112 Parker Court owned this property for 10 years during which time it acknowledged in writing that it had no right to the rents, and it sold the property with no intent to transfer any rents on the property because it understood it never had a right to them.  112 Parker Court’s undisputed actual knowledge of the assignment of rent and its unequivocal waiver of its right to receive rent makes the lack of any express reservation in any deed irrelevant.  The law holds that a reservation, a restriction on land, or matters affecting the land is enforceable against a party with actual knowledge of it. 112 Parker Court had actual knowledge that the rents from the lease affecting this property had been assigned or reserved to a prior owner.

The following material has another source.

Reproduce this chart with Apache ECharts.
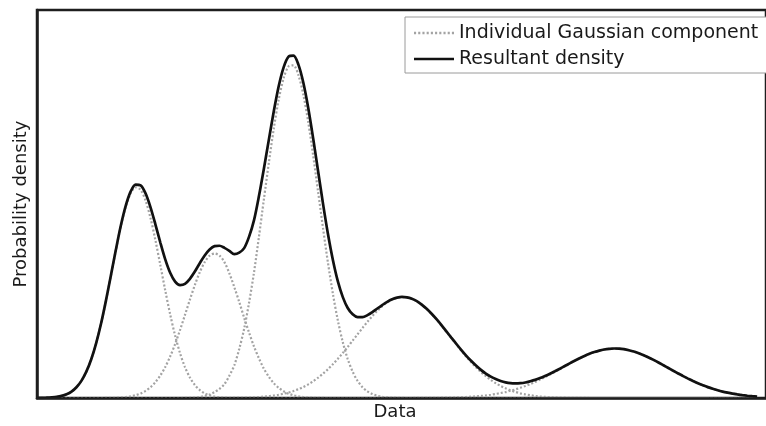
<!DOCTYPE html>
<html>
<head>
<meta charset="utf-8">
<script src="https://cdn.jsdelivr.net/npm/echarts@6/dist/echarts.min.js"></script>
<style>
  html, body { margin: 0; padding: 0; background: #fff; }
  #chart { width: 766px; height: 426px; }
</style>
</head>
<body>
<div id="chart"></div>
<script>
// x positions along the "Data" axis (arbitrary units)
const xs = [
  0,5,10,15,20,25,30,35,40,45, 50,55,60,65,70,75,80,85,90,95,
  100,105,110,115,120,125,130,135,140,145, 150,155,160,165,170,175,180,185,190,195,
  200,205,210,215,220,225,230,235,240,245, 250,255,260,265,270,275,280,285,290,295,
  300,305,310,315,320,325,330,335,340,345, 350,355,360,365,370,375,380,385,390,395,
  400,405,410,415,420,425,430,435,440,445, 450,455,460,465,470,475,480,485,490,495,
  500,505,510,515,520,525,530,535,540,545, 550,555,560,565,570,575,580,585,590,595,
  600,605,610,615,620,625,630,635,640,645, 650,655,660,665,670,675,680,685,690,695,
  700,705,710,715,720,725,730
];

// Individual Gaussian components (density, arbitrary units)
const comp1 = [
  0.1,0.1,0.3,0.6,1.1,2.1,3.8,6.5,10.9,17.3,
  26.6,39.2,55.5,75.5,98.8,124.0,149.7,173.6,193.3,207.0,
  212.8,210.3,199.6,182.1,159.6,134.4,108.7,84.5,63.1,45.3,
  31.2,20.7,13.1,8.0,4.7,2.7,1.4,0.8,0.4,0.2,
  0.1,0,0,0,0,0,0,0,0,0,
  0,0,0,0,0,0,0,0,0,0, 0,0,0,0,0,0,0,0,0,0,
  0,0,0,0,0,0,0,0,0,0, 0,0,0,0,0,0,0,0,0,0,
  0,0,0,0,0,0,0,0,0,0, 0,0,0,0,0,0,0,0,0,0,
  0,0,0,0,0,0,0,0,0,0, 0,0,0,0,0,0,0,0,0,0,
  0,0,0,0,0,0,0
];
const comp2 = [
  0,0,0,0,0,0,0,0,0,0,
  0,0,0,0,0.1,0.2,0.3,0.6,1.0,1.7,
  2.8,4.6,7.2,10.8,15.9,22.7,31.3,42.0,54.5,68.7,
  83.9,99.4,114.1,127.1,137.3,143.8,146,143.8,137.3,126,
  112,97,81,66,52,40,29.5,21.5,15.0,10.3,
  6.8,4.4,2.7,1.7,1.0,0.5,0.3,0.2,0.1,0,
  0,0,0,0,0,0,0,0,0,0, 0,0,0,0,0,0,0,0,0,0,
  0,0,0,0,0,0,0,0,0,0, 0,0,0,0,0,0,0,0,0,0,
  0,0,0,0,0,0,0,0,0,0, 0,0,0,0,0,0,0,0,0,0,
  0,0,0,0,0,0,0,0,0,0, 0,0,0,0,0,0,0,0,0,0,
  0,0,0,0,0,0,0
];
const comp3 = [
  0,0,0,0,0,0,0,0,0,0, 0,0,0,0,0,0,0,0,0,0, 0,0,0,0,0,0,0,0,0,0,
  0.2,0.3,0.6,1.1,2.0,3.5,6.0,9.2,14.0,22.5,
  33,49.5,70,96.5,127,163,200.7,237.5,272.0,301.4,
  323.0,335.0,336.1,326.2,306.4,278.4,244.7,208.1,171.2,136.3,
  105.0,78.2,56.4,39.3,26.5,17.3,10.9,6.7,4.0,2.3,
  1.3,0.7,0.4,0.2,0.1,0,0,0,0,0,
  0,0,0,0,0,0,0,0,0,0, 0,0,0,0,0,0,0,0,0,0,
  0,0,0,0,0,0,0,0,0,0, 0,0,0,0,0,0,0,0,0,0,
  0,0,0,0,0,0,0,0,0,0, 0,0,0,0,0,0,0,0,0,0,
  0,0,0,0,0,0,0
];
const comp4 = [
  0,0,0,0,0,0,0,0,0,0, 0,0,0,0,0,0,0,0,0,0,
  0,0,0,0,0,0,0,0,0,0, 0,0,0,0,0,0,0,0,0,0,
  0.2,0.3,0.4,0.5,0.7,1.0,1.4,1.8,2.5,3.3,
  4.3,5.5,7.0,8.9,11.1,13.8,16.9,20.5,24.6,29.1,
  34.2,39.6,45.5,51.6,58.0,64.4,70.8,77.0,82.8,88.1,
  92.7,96.5,99.4,101.2,102.0,101.6,100.2,97.8,94.3,90.0,
  85.0,79.4,73.3,67.0,60.6,54.2,47.9,41.9,36.3,31.1,
  26.3,22.1,18.3,15.0,12.2,9.8,7.7,6.1,4.7,3.6,
  2.8,2.1,1.5,1.1,0.8,0.6,0.4,0.3,0.2,0.1,
  0.1,0.1,0,0,0,0,0,0,0,0,
  0,0,0,0,0,0,0,0,0,0, 0,0,0,0,0,0,0,0,0,0,
  0,0,0,0,0,0,0
];
const comp5 = [
  0,0,0,0,0,0,0,0,0,0, 0,0,0,0,0,0,0,0,0,0,
  0,0,0,0,0,0,0,0,0,0, 0,0,0,0,0,0,0,0,0,0,
  0,0,0,0,0,0,0,0,0,0, 0,0,0,0,0,0,0,0,0,0,
  0,0,0,0,0,0,0,0,0,0,
  0,0,0,0,0,0,0,0.1,0.1,0.1,
  0.1,0.2,0.3,0.3,0.4,0.6,0.8,1.0,1.3,1.7,
  2.1,2.6,3.3,4.1,5.0,6.0,7.3,8.7,10.3,12.1,
  14.1,16.2,18.6,21.1,23.7,26.4,29.2,32.0,34.8,37.5,
  40.0,42.4,44.5,46.4,47.9,49.0,49.7,50.0,49.9,49.3,
  48.3,47.0,45.3,43.3,41.0,38.5,35.9,33.1,30.3,27.5,
  24.8,22.1,19.6,17.2,14.9,12.9,11.0,9.3,7.8,6.5,
  5.4,4.4,3.6,2.9,2.3,1.8,1.4
];

// Resultant density
const resultant = [
  0.1,0.1,0.3,0.6,1.1,2.1,3.8,6.5,10.9,17.3,
  26.6,39.2,55.5,75.5,98.9,124.2,150.0,174.2,194.3,208.7,
  215.6,214.9,206.8,192.9,175.5,157.1,140.0,126.5,117.6,114.1,
  115.3,120.4,127.8,136.2,144.0,150.0,153.4,153.8,151.7,148.7,
  145.3,146.8,151.4,163.0,179.7,204.0,231.6,260.8,289.5,315.0,
  334.1,344.9,345.9,336.8,318.5,292.8,261.9,228.8,195.9,165.4,
  139.2,117.8,101.9,90.9,84.5,81.7,81.7,83.7,86.8,90.4,
  93.9,97.2,99.8,101.4,102.1,101.6,100.2,97.9,94.4,90.1,
  85.1,79.6,73.6,67.3,61.0,54.8,48.7,42.9,37.6,32.8,
  28.4,24.7,21.6,19.1,17.2,15.8,15.0,14.8,15.0,15.7,
  16.9,18.3,20.1,22.2,24.5,27.0,29.6,32.3,35.0,37.6,
  40.1,42.5,44.6,46.4,47.9,49.0,49.7,50.0,49.9,49.3,
  48.3,47.0,45.3,43.3,41.0,38.5,35.9,33.1,30.3,27.5,
  24.8,22.1,19.6,17.2,14.9,12.9,11.0,9.3,7.8,6.5,
  5.4,4.4,3.6,2.9,2.3,1.8,1.4
];

const seriesNames = ['Individual Gaussian component', 'Resultant density'];
const axisNames = { x: 'Data', y: 'Probability density' };

const pairs = arr => xs.map((x, i) => [x, arr[i]]);

const FONT = 'DejaVu Sans';
const AXIS_COLOR = '#1e1e1e';
const COMP_COLOR = '#a3a3a3';
const compStyle = { color: COMP_COLOR, width: 2.2, type: [2, 2], cap: 'butt' };

// legend sample icons: a dotted stroke and a solid stroke
const dottedIcon = 'path://M0,0h2v2h-2z M4,0h2v2h-2z M8,0h2v2h-2z M12,0h2v2h-2z M16,0h2v2h-2z M20,0h2v2h-2z M24,0h2v2h-2z M28,0h2v2h-2z M32,0h2v2h-2z M36,0h2v2h-2z';
const solidIcon = 'path://M0,0h40v2h-40z';

function compSeries(arr, showInLegend) {
  return {
    name: showInLegend ? seriesNames[0] : seriesNames[0] + ' ',
    type: 'line',
    data: pairs(arr),
    smooth: 0.3,
    showSymbol: false,
    symbol: 'none',
    silent: true,
    z: 2,
    lineStyle: compStyle,
    itemStyle: { color: COMP_COLOR }
  };
}

const chart = echarts.init(document.getElementById('chart'), null, { renderer: 'canvas' });
chart.setOption({
  animation: false,
  backgroundColor: '#ffffff',
  grid: {
    left: 37, top: 10, right: -10, bottom: 24,
    show: true, borderColor: AXIS_COLOR, borderWidth: 2.5, backgroundColor: 'transparent'
  },
  legend: {
    data: [
      { name: seriesNames[0], icon: dottedIcon },
      { name: seriesNames[1], icon: solidIcon }
    ],
    orient: 'vertical',
    left: 405, top: 17,
    padding: [6, 40, 4, 9],
    itemWidth: 40, itemHeight: 2.5, itemGap: 6,
    symbolKeepAspect: false,
    borderColor: '#9a9a9a', borderWidth: 1, borderRadius: 0,
    backgroundColor: '#fff',
    textStyle: { fontFamily: FONT, fontSize: 19, color: '#1a1a1a', lineHeight: 20 },
    selectedMode: false
  },
  xAxis: {
    type: 'value', min: 0, max: 739, z: 10,
    name: axisNames.x, nameLocation: 'middle', nameGap: 5,
    nameTextStyle: { fontFamily: FONT, fontSize: 18, color: '#1a1a1a', padding: [0, 13, 0, 0] },
    axisLine: { show: true, onZero: false, lineStyle: { color: AXIS_COLOR, width: 2.5 } },
    axisTick: { show: false }, axisLabel: { show: false },
    splitLine: { show: false }
  },
  yAxis: {
    type: 'value', min: 0, max: 392, z: 10,
    name: axisNames.y, nameLocation: 'middle', nameGap: 7,
    nameTextStyle: { fontFamily: FONT, fontSize: 18, color: '#1a1a1a' },
    axisLine: { show: true, lineStyle: { color: AXIS_COLOR, width: 2.5 } },
    axisTick: { show: false }, axisLabel: { show: false },
    splitLine: { show: false }
  },
  series: [
    compSeries(comp1, true),
    compSeries(comp2, false),
    compSeries(comp3, false),
    compSeries(comp4, false),
    compSeries(comp5, false),
    {
      name: seriesNames[1],
      type: 'line',
      data: pairs(resultant),
      smooth: 0.3,
      showSymbol: false,
      symbol: 'none',
      silent: true,
      z: 3,
      lineStyle: { color: '#111', width: 2.7 },
      itemStyle: { color: '#111' }
    }
  ]
});
</script>
</body>
</html>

Waiver, estoppel, and laches all apply here.

Unlike 112 Parker Court, which had actual knowledge of the reservation of rents, LRC had constructive knowledge of the assignment as a result of what is in the Baker and Cyvas deed. LRC entered into a deal where it was told there were no rents to be sold to them. It didn’t buy them or think it was buying them.  The memorandum of assignment, a properly recorded document,  referred to the lease, and the lease is referred to in the deed.  It is no stretch to charge LRC with constructive knowledge of the existence of the lease.

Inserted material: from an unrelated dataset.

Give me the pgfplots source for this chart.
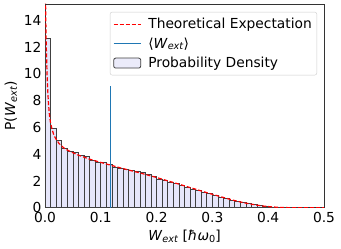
\documentclass[border=0pt]{standalone}
\usepackage{fontspec}
\setmainfont{DejaVu Sans}
\usepackage{pgfplots}
\pgfplotsset{compat=1.18}
\definecolor{lav}{HTML}{E6E6FA}
\definecolor{czero}{HTML}{1F77B4}
\newcommand{\fs}{\fontsize{13.8}{16}\selectfont}
\newcommand{\Wext}{\textit{W}\raisebox{-0.25ex}{\fontsize{9.7}{10}\selectfont\textit{ext}}}
\begin{document}
\begin{tikzpicture}
\useasboundingbox (-45pt,-41.3pt) rectangle (296pt,207.7pt);
\begin{axis}[
  at={(0pt,0pt)}, anchor=south west,
  scale only axis, width=279pt, height=203.7pt,
  xmin=0, xmax=0.5, ymin=0, ymax=15.2,
  xtick={0,0.1,0.2,0.3,0.4,0.5},
  ytick={0,2,4,6,8,10,12,14},
  xticklabel style={/pgf/number format/fixed,/pgf/number format/fixed zerofill,/pgf/number format/precision=1, yshift=-1.5pt},
  /pgf/number format/assume math mode=true,
  tick label style={font=\fs},
  major tick length=0pt,
  axis line style={black!80},
  xlabel={\Wext\ [\textit{ħω}\raisebox{-0.25ex}{\fontsize{9.7}{10}\selectfont 0}]},
  ylabel={P(\Wext)},
  label style={font=\fs},
  legend style={at={(0.975,0.961)}, anchor=north east, font=\fs, draw=black!20, rounded corners=2pt, fill=white, fill opacity=0.8, text opacity=1, row sep=3.5pt, column sep=5pt, inner xsep=3pt, inner ysep=4pt},
  legend cell align=left,
]
\addlegendimage{legend image code/.code={\draw[red, line width=1.2pt, dash pattern=on 4pt off 2pt] (0pt,0pt) -- (27pt,0pt);}}
\addlegendentry{Theoretical Expectation}
\addlegendimage{legend image code/.code={\draw[czero, line width=1.2pt] (0pt,0pt) -- (27pt,0pt);}}
\addlegendentry{⟨\Wext⟩}
\addlegendimage{legend image code/.code={\draw[fill=lav, draw=black!75, line width=0.8pt] (0pt,-5pt) rectangle (27pt,5pt);}}
\addlegendentry{Probability Density}
\addplot[ybar interval, fill=lav, draw=black!75, line width=0.7pt, forget plot] coordinates {
(0.00,12.6) (0.01,5.9) (0.02,5.05) (0.03,4.4) (0.04,4.2) (0.05,4.14) (0.06,3.9) (0.07,3.82)
(0.08,3.52) (0.09,3.42) (0.10,3.35) (0.11,3.25) (0.12,3.02) (0.13,2.95) (0.14,2.85) (0.15,2.75)
(0.16,2.68) (0.17,2.65) (0.18,2.5) (0.19,2.37) (0.20,2.15) (0.21,2.02) (0.22,1.9) (0.23,1.8)
(0.24,1.65) (0.25,1.53) (0.26,1.35) (0.27,1.27) (0.28,1.18) (0.29,1.05) (0.30,0.95) (0.31,0.8)
(0.32,0.67) (0.33,0.54) (0.34,0.44) (0.35,0.37) (0.36,0.3) (0.37,0.22) (0.38,0.15) (0.39,0.1)
(0.40,0.06) (0.41,0.035) (0.42,0.018) (0.43,0.008) (0.44,0.003) (0.45,0.001) (0.46,0.0005) (0.47,0)
};
\addplot[red, line width=1.2pt, dash pattern=on 4pt off 2pt, forget plot] coordinates {
(0.0008,16) (0.002,12.5) (0.004,9.5) (0.006,7.9) (0.008,6.9) (0.010,6.3) (0.013,5.8) (0.016,5.4)
(0.02,5.1) (0.025,4.8) (0.03,4.6) (0.035,4.42) (0.04,4.3) (0.05,4.1) (0.06,3.92) (0.07,3.77)
(0.08,3.62) (0.09,3.5) (0.10,3.38) (0.11,3.26) (0.12,3.15) (0.13,3.03) (0.14,2.92) (0.15,2.81)
(0.16,2.7) (0.17,2.6) (0.18,2.48) (0.19,2.37) (0.20,2.25) (0.21,2.13) (0.22,2.0) (0.23,1.88)
(0.24,1.76) (0.25,1.63) (0.26,1.5) (0.27,1.38) (0.28,1.25) (0.29,1.12) (0.30,1.0) (0.31,0.88)
(0.32,0.76) (0.33,0.64) (0.34,0.53) (0.35,0.43) (0.36,0.34) (0.37,0.26) (0.38,0.19) (0.39,0.13)
(0.40,0.085) (0.41,0.05) (0.42,0.025) (0.43,0.01) (0.44,0.004) (0.45,0) (0.50,0)
};
\addplot[czero, line width=1.2pt, forget plot] coordinates {(0.1177,0) (0.1177,9.1)};
\end{axis}
\end{tikzpicture}
\end{document}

LRC signed a purchase agreement, and LRC’s provable, demonstrable, uncontested intent was not to acquire rents associated with the property. The purchase agreement has an express provision where it says LRC is not acquiring any tenant leases, deposits, rents or profits affecting the property. LRC was just buying the property as a property. It wasn’t investing in the rents.

LRC’s argument about the chain of title was never brought up or argued. There was no evidence in the trial court of what the chain of title was.  There were no experts describing what would or would not be in the chain of title for somebody who was looking at it.  LRC and the amicus are injecting facts and putative expert opinions into this case at the appellate level, which is improper.

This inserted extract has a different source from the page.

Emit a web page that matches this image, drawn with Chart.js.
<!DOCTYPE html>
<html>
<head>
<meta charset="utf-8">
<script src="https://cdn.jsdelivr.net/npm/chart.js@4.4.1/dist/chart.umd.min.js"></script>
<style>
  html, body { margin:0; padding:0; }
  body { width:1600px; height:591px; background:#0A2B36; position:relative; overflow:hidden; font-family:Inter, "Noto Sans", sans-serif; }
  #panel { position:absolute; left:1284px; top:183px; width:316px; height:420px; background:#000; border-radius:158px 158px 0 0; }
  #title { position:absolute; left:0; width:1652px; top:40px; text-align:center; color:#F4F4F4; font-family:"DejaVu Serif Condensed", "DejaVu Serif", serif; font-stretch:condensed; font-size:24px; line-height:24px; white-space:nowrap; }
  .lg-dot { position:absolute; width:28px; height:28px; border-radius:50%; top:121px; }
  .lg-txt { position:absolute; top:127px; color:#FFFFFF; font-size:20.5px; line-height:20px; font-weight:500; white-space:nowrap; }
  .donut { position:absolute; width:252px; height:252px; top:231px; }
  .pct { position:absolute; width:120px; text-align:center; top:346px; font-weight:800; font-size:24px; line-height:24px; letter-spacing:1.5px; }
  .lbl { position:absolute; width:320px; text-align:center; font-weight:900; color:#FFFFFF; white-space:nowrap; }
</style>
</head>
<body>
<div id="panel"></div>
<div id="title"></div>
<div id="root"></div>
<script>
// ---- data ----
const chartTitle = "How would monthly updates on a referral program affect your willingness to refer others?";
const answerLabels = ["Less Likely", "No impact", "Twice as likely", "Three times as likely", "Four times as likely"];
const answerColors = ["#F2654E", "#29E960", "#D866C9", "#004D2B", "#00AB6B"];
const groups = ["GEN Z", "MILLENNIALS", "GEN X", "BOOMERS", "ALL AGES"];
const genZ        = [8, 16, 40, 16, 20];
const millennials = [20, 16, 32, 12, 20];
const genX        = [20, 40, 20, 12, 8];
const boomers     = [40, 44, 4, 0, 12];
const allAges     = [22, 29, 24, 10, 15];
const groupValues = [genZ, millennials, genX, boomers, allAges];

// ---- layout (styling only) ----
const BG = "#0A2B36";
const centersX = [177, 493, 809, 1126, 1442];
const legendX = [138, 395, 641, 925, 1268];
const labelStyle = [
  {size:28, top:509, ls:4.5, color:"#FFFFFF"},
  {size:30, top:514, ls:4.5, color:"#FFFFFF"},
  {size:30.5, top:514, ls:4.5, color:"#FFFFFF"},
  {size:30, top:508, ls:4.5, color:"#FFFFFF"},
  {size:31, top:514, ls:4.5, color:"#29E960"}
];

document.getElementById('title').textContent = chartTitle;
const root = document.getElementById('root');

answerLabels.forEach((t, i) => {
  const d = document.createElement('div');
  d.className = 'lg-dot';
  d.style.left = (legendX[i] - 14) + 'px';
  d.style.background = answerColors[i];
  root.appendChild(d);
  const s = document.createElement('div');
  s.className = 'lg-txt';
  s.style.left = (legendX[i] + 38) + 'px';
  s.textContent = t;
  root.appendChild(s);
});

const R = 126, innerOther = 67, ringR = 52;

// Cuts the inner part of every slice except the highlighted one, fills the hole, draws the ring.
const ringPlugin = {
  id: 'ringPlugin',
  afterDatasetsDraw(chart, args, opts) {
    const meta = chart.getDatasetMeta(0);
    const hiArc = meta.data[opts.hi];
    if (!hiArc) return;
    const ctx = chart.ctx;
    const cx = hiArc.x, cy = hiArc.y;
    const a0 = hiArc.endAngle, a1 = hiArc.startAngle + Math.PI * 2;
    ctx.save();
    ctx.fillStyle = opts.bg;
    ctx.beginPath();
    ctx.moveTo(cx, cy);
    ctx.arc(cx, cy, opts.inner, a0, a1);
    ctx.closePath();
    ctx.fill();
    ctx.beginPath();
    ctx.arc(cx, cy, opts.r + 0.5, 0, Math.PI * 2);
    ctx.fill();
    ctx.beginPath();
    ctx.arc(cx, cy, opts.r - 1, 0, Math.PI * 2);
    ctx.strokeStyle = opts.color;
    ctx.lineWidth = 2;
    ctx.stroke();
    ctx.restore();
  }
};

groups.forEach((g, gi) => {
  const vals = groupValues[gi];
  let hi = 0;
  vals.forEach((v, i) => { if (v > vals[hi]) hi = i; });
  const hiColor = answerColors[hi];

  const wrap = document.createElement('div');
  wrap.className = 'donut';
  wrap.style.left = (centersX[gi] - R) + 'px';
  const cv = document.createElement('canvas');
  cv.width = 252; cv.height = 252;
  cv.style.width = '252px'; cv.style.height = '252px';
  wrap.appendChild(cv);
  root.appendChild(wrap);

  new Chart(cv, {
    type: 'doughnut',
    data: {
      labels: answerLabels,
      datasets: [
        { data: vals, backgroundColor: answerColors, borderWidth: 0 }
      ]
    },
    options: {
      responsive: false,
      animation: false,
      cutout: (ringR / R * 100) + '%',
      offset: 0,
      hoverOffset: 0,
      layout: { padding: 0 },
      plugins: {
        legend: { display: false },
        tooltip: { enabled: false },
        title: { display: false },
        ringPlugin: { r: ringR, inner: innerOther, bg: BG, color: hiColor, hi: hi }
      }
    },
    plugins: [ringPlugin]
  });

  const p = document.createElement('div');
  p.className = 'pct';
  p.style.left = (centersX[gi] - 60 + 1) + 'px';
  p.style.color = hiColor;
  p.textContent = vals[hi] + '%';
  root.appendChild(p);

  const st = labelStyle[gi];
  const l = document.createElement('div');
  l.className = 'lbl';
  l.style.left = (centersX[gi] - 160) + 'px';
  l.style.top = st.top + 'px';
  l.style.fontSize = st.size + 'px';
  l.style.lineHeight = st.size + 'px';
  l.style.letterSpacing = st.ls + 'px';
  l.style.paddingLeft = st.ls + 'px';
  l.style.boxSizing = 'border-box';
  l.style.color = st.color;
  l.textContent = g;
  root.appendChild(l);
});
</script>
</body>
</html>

LRC, for all its talk about what the deed didn’t say in terms of reserving the rents, clearly did not rely on that deed in any way in transacting business in this property.  And on the basis of this deed that it didn’t rely on in any way, LRC wants to impose a forfeiture on the Birds and earn an extraordinary windfall for itself in the case of future rents.

The court of appeals decision is consistent with every party’s provable intent in this case, it is consistent with every party’s reasonable contractual expectations based on the deals that they actually made in connection with this property. It is consistent with the status quo of more than 18 years. It preserves the Birds’ investment and gives both appellants the benefit of their bargains.  They suffer no harm or injury if the ruling is affirmed.

Reversing the appeals court and adopting the appellants’ preferred outcome, by contrast, imposes a forfeiture and a likely hardship on the Birds and bestows a windfall on the appellants.  It would reward a lack of investment and a lack of diligence on the part of 112 Parker Court and LRC Realty.

What Was on their Minds

Justice DeWine dominated the little questioning that took place.  Justice Fischer and the Chief each asked a few questions but other than that the bench was totally silent.

Equitable Issues

What about the equitable arguments that I don’t think the court of appeals got to, asked Justice DeWine, commenting he thought there were arguments made about estoppel and laches. Isn’t 112 Parker Court essentially seeking restitution? Isn’t that an equitable remedy? Why didn’t Parker Court complain about not getting the rent? Why didn’t the Birds try and reform the deed in 1995? Wouldn’t that have made things a lot easier? If the court were to agree with the appellants about the construction of the deed, what would be the equitable issues that haven’t been considered by the appeals court?  How would LRC be estopped, he asked, commenting that it didn’t seem like LRC had sat on its rights.

Didn’t 112 Parker Court sit on its rights during its period of ownership, asked Justice Fischer? Isn’t that what the appellate court would have to deal with if we remand? Aren’t the Birds claiming 112 Parker Court is estopped from arguing its right to rents?

Contract?

The trial court applied a contract statute of limitations, but there is no contract claim here, is there, asked Justice DeWine?

Purchase Agreement

Does the purchase agreement reflect no purchase of right to the rents, asked Chief Justice O’Connor? Would LRC be paying more if they were getting those?

Outcome

What should the court do here, asked Justice DeWine? Shouldn’t the case be remanded to decide the equitable claims raised by the appellees? Or should the trial court judgment be reinstated?

How it Looks From The Bleachers

To Professor Emerita Marianna Bettman

Like a remand to the appeals court to decide the equitable issues of laches, estoppel and waiver.  Something really doesn’t smell right about either appellant, particularly Parker Court, getting these rents.  Mr. Rosenthal made a persuasive argument about actual and constructive knowledge of both appellants, and it certainly sounded like Parker Court sat on its rights. But it also looks like there might have been some poor lawyering about reserving the right to receive the rents when the property was sold to Baker and Cyvas.

To Student Contributor Carson Miller

Without much input from the bench in this argument, it is difficult to know for sure how this will come out. I would be surprised if LRC and Parker Court do not prevail on their main argument that the deed did not contain an express reservation of rights to the rent. But, as Justice DeWine’s questions indicate, the real issue here may be the applicability of any equitable reasons to uphold the Birds’ arrangement. Some of the limited discussion from the bench indicated that Parker Court may have a more difficult time recovering any rents than LRC if those equitable issues apply, but it really is a toss-up. My best guess: The Court overturns the Eleventh District’s ruling but remands to determine any of the remaining equitable issues.